ОТЗЫВ НА ДИССЕРТАЦИЮ Л.В. СТОРИНОЙ «МОСКОВСКОЕ МАСОНСТВО И ДВОРЯНСКОЕ ОБЩЕСТВО КОНЦА XVIII–I ЧЕТВЕРТИ XIX ВВ».Диссертация Л.В. Сториной представляет собой конкретно-историческое исследование, проведенное в рамках значительно более обширной темы, начало разработки которой относятся к середине XIX в. Но только в последние 10–15 лет она приобрела черты самостоятельного направления научной мысли междисциплинарного характера, поскольку для ее изучения требуется использование специфических навыков гуманитарного знания с привлечением достижений культурологии, исторической антропологии и политологии.
Именно в стремлении к синтезу различных форм и методов исследовательской деятельности и состоит главным образом новизна данной работы, поскольку после выхода ряда крупных монографий и энциклопедических изданий 90-х гг. XX и самого начала XXI в., как посвященных российскому масонству в целом, так и относящихся к заявленному в диссертации периоду, во «внешней» истории российского масонства, описывающей структуру, состав, формы деятельности и взаимоотношения с властными структурами государства, больших «белых пятен» почти не осталось.
В данной же диссертации в качестве предмета исследования выбран «комплекс культурно-исторических связей» масонов и российского дворянства (с. 4), что позволяет поставить и решить «на примере масонских организаций Москвы» ряд новых задач, таких как «степень зависимости российского масонства от комплекса богословских и политических идей», сложившегося в Западной Европе в XVII–XVIII вв.; «влияние православия на масонскую доктрину»; «формы проникновения российских национальных и дворянских культурных традиций» в, казалось бы, наглухо закрытые для влияний извне организации (с. 16); а с другой стороны, выявить формы и способы «культурного воздействия масонских обществ на дворянскую культуру» не в открытом для европейской культуры Петербурге, а в наследнице и хранительнице традиций русской национальной культуры — Москве.

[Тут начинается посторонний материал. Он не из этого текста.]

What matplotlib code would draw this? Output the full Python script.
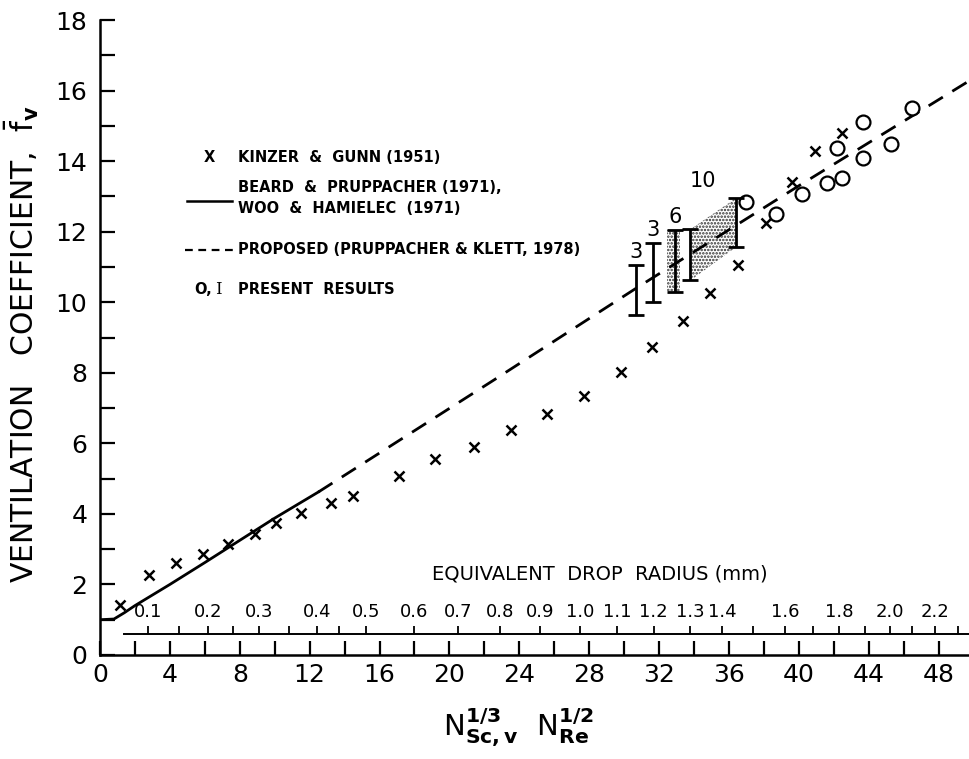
import matplotlib
matplotlib.use('Agg')
import matplotlib.pyplot as plt
import numpy as np

# Kinzer & Gunn (1951)
kg_x = [1.15, 2.8, 4.35, 5.9, 7.3, 8.9, 10.1, 11.5, 13.2, 14.5, 17.1, 19.2,
        21.4, 23.5, 25.6, 27.7, 29.8, 31.6, 33.4, 34.9, 36.5, 38.1, 39.6,
        40.9, 42.5]
kg_y = [1.42, 2.27, 2.6, 2.87, 3.15, 3.43, 3.74, 4.02, 4.31, 4.5, 5.07, 5.55,
        5.89, 6.37, 6.83, 7.34, 8.02, 8.73, 9.46, 10.26, 11.05, 12.24, 13.4,
        14.28, 14.8]

# Beard & Pruppacher / Woo & Hamielec (solid)
bp_x = [0.0, 0.8, 1.4, 2.0, 3.0, 4.0, 6.0, 8.0, 10.0, 12.5]
bp_y = [1.0, 1.02, 1.2, 1.4, 1.7, 2.0, 2.62, 3.25, 3.88, 4.62]

# proposed (Pruppacher & Klett, 1978), dashed
pk_x = [12.5, 22.5, 30.7, 40.0, 50.0]
pk_y = [4.62, 7.78, 10.4, 13.3, 16.35]

# present results: circles
pr_x = [37.0, 38.7, 40.2, 41.6, 42.5, 42.2, 43.7, 43.7, 45.3, 46.5]
pr_y = [12.83, 12.49, 13.06, 13.37, 13.51, 14.36, 14.08, 15.1, 14.48, 15.5]

# present results: error bars
eb_x = [30.7, 31.65, 32.9, 33.8, 36.4]
eb_lo = [9.63, 10.0, 10.28, 10.62, 11.56]
eb_hi = [11.05, 11.67, 12.04, 12.07, 12.95]
eb_lbl = ['3', '3', '6', '', '10']

# stippled bands
band1_x = [32.45, 33.2]
band1_lo = [10.28, 10.28]
band1_hi = [12.04, 12.04]
band2_x = [33.8, 36.4]
band2_lo = [10.62, 11.56]
band2_hi = [12.07, 12.95]

# equivalent drop radius scale (mm) against N^1/3 N^1/2
rad_vals = [0.1, 0.15, 0.2, 0.25, 0.3, 0.35, 0.4, 0.45, 0.5, 0.6, 0.7, 0.8,
            0.9, 1.0, 1.1, 1.2, 1.3, 1.4, 1.5, 1.6, 1.7, 1.8, 1.9, 2.0, 2.1,
            2.2, 2.3]
rad_pos = [2.75, 4.5, 6.2, 7.6, 9.1, 10.8, 12.4, 13.7, 15.25, 17.95, 20.5,
           22.9, 25.2, 27.5, 29.6, 31.7, 33.8, 35.6, 37.4, 39.2, 40.8, 42.3,
           43.8, 45.2, 46.5, 47.8, 49.1]
rad_labeled = ['0.1', '0.2', '0.3', '0.4', '0.5', '0.6', '0.7', '0.8', '0.9',
               '1.0', '1.1', '1.2', '1.3', '1.4', '1.6', '1.8', '2.0', '2.2']

plt.rcParams['hatch.linewidth'] = 1.2
plt.rcParams['mathtext.fontset'] = 'dejavusans'

fig = plt.figure(figsize=(9.7, 7.59), dpi=100)
ax = fig.add_axes([100/970, 104/759, 870/970, 635/759])
ax.set_xlim(0, 49.8)
ax.set_ylim(0, 18)

for s in ['top', 'right']:
    ax.spines[s].set_visible(False)
for s in ['left', 'bottom']:
    ax.spines[s].set_linewidth(1.8)

ax.set_xticks(np.arange(0, 49, 4))
ax.set_xticks(np.arange(2, 50, 4), minor=True)
ax.set_yticks(np.arange(0, 19, 2))
ax.set_yticks(np.arange(1, 18, 2), minor=True)
ax.tick_params(which='both', direction='in', length=11, width=1.6)
ax.tick_params(axis='x', which='both', length=10, pad=6, labelsize=18)
ax.tick_params(axis='y', which='both', pad=9, labelsize=18)

ax.plot(bp_x, bp_y, 'k-', lw=2.0)
ax.plot(pk_x, pk_y, 'k-', lw=2.0, dashes=(6, 4))
ax.plot(kg_x, kg_y, 'kx', ms=7, mew=1.8, ls='none')
ax.plot(pr_x, pr_y, 'o', mfc='white', mec='k', ms=10, mew=1.6, ls='none')

# stipple
for bx, blo, bhi in [(band1_x, band1_lo, band1_hi), (band2_x, band2_lo, band2_hi)]:
    ax.fill_between(bx, blo, bhi, facecolor='white', edgecolor='#303030',
                    hatch='.....', lw=0)

eb_x = np.array(eb_x)
eb_lo = np.array(eb_lo)
eb_hi = np.array(eb_hi)
mid = (eb_lo + eb_hi) / 2
ax.errorbar(eb_x, mid, yerr=[mid - eb_lo, eb_hi - mid], fmt='none',
            ecolor='k', elinewidth=2.0, capsize=6, capthick=2.0)
for x, hi, lab in zip(eb_x, eb_hi, eb_lbl):
    if lab == '10':
        ax.text(x - 1.9, hi + 0.2, lab, fontsize=15, ha='center', va='bottom')
    elif lab:
        ax.text(x, hi + 0.1, lab, fontsize=15, ha='center', va='bottom')

# radius scale
ry = 0.6
ax.plot([1.4, 49.8], [ry, ry], 'k-', lw=1.4, clip_on=False)
ax.vlines(rad_pos, ry, ry + 0.22, colors='k', lw=1.3)
for r, p in zip(rad_vals, rad_pos):
    lab = '%.1f' % r
    if lab in rad_labeled and abs(r * 10 - round(r * 10)) < 1e-6:
        ax.text(p, 1.22, lab, fontsize=13, ha='center', va='center')
ax.text(28.6, 2.3, 'EQUIVALENT  DROP  RADIUS (mm)', fontsize=14,
        ha='center', va='center')

# legend
lt = ax.transAxes
fb = dict(fontsize=10.5, fontweight='bold', va='center', transform=lt)
ax.text(0.126, 0.784, 'X', ha='center', **fb)
ax.text(0.159, 0.784, 'KINZER  &  GUNN (1951)', ha='left', **fb)
ax.plot([0.100, 0.152], [0.715, 0.715], 'k-', lw=1.8, transform=lt)
ax.text(0.159, 0.737, 'BEARD  &  PRUPPACHER (1971),', ha='left', **fb)
ax.text(0.159, 0.703, 'WOO  &  HAMIELEC  (1971)', ha='left', **fb)
ax.plot([0.098, 0.157], [0.638, 0.638], 'k-', lw=1.6, dashes=(3.5, 2.5),
        transform=lt)
ax.text(0.159, 0.638, 'PROPOSED (PRUPPACHER & KLETT, 1978)', ha='left', **fb)
ax.text(0.118, 0.575, 'O,', ha='center', **fb)
ax.text(0.136, 0.575, 'I', ha='center', fontsize=12, va='center',
        family='DejaVu Serif', transform=lt)
ax.text(0.159, 0.575, 'PRESENT  RESULTS', ha='left', **fb)

ax.set_ylabel(r'VENTILATION   COEFFICIENT,  $\bar{\mathrm{f}}_{\mathbf{v}}$',
              fontsize=21.5)
ax.yaxis.set_label_coords(-0.068, 0.49)
fig.text(0.535, (759 - 728) / 759,
         r'$\mathrm{N}^{\mathbf{1/3}}_{\mathbf{Sc,v}}\ \ \mathrm{N}^{\mathbf{1/2}}_{\mathbf{Re}}$',
         fontsize=21, ha='center', va='center')

fig.savefig('out.png', dpi=100)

Последовательное решение этих задач ведет исследователя к достижению заявленной цели «выявления всего комплекса культурно-исторических форм трансформации идей и методов западноевропейского масонства в России конца XVIII–I четверти XIX в.» (с. 15).

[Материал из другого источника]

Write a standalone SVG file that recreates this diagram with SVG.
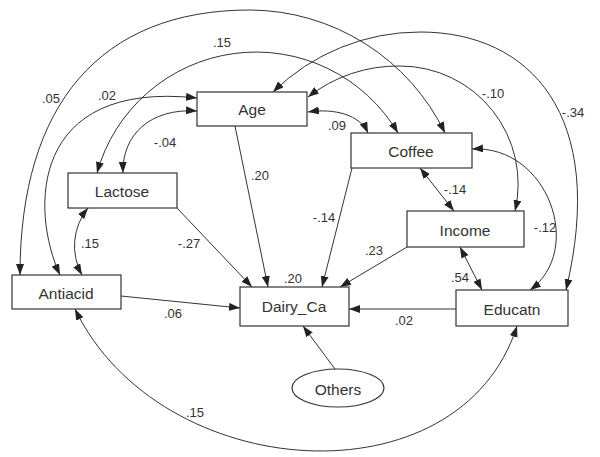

Выводы по разделу историографии полны и дают ясное представление о состоянии в изучении данной проблематики (с. 21). Цель исследования и его задачи вытекают из анализа работ предшественников и находят свое воплощение в тексте диссертации. Точно, хотя и с некоторой неполнотой, указана методология научного исследования. Автор дает подробную характеристику источников, на базе которых проведено исследование, выделяя их группы и указывая на особенности и специфику каждой из них (с. 25–31). Логична и хорошо продумана структура диссертации, которая состоит из введения, двух глав, заключения, списка использованных работ и приложения, содержащего сведения об организационной структуре и составе масонских лож Москвы рассматриваемого периода.
Если же говорить о содержательной стороне исследования, то хотелось бы остановиться на нескольких принципиальных для автора теоретических положениях, заявленных во введении и раскрытых в основной части, главным образом во второй главе.
Первый тезис сформулирован при обосновании актуальности работы. Автор оправданно, на наш взгляд, сближает современную культурную ситуацию, для которой характерно увлечение мистицизмом и эзотерикой (как на бытовом уровне, так и в искусстве) с рассматриваемым в диссертации периодом истории, внося соответствующую поправку на элитарность масонства и массовость современных «новоязыческих» и «мистических» течений, получивших распространение в молодежной, и не только, среде (с. 2). Это сопоставление требует анализа и выявления причин сходных, хотя бы по внешним признакам, культурных процессов. Однако автор ограничивается упоминанием о теории fin de siècle (с. 3 и 71) и не идет в своих рассуждениях дальше.